Vega is always positive for long option positions — both long calls and long puts. Rising implied volatility benefits all long option holders by increasing option premiums. Vega is always negative for short option positions — both short calls and short puts. Rising implied volatility hurts all short option sellers by increasing the value of the options they sold. Vega is identical in sign and similar in magnitude for calls and puts with the same strike and expiration — implied volatility affects calls and puts equivalently.
At-the-money options have the highest vega of any option at the same expiration — they are most sensitive to volatility changes because they have the maximum time value and the maximum sensitivity to changes in the probability distribution of future outcomes. Deep in-the-money and deep out-of-the-money options have lower vega because their premiums are less sensitive to volatility changes. Options with more time to expiration have higher vega than shorter-dated options — longer time horizons give volatility more opportunity to affect the option's outcome.

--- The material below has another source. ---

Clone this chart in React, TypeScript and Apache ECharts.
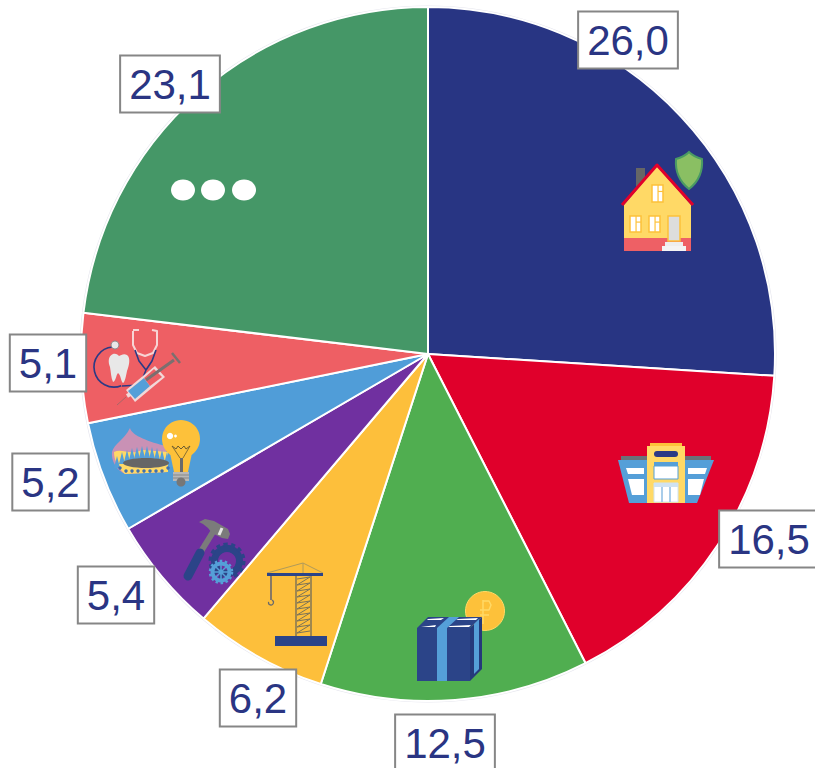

The long straddle has large positive vega — benefiting from rising implied volatility — and is the primary vehicle for trading anticipated volatility increases before catalyst events. The short straddle has large negative vega — benefiting from falling implied volatility — and is used to capture the volatility collapse following catalyst events. An investor can be correct about a stock's directional movement and still lose money on a long option position if implied volatility simultaneously falls enough to offset the intrinsic value gain — the volatility crush after earnings announcements is the most common real-world example of vega working against long option holders despite correct directional positioning.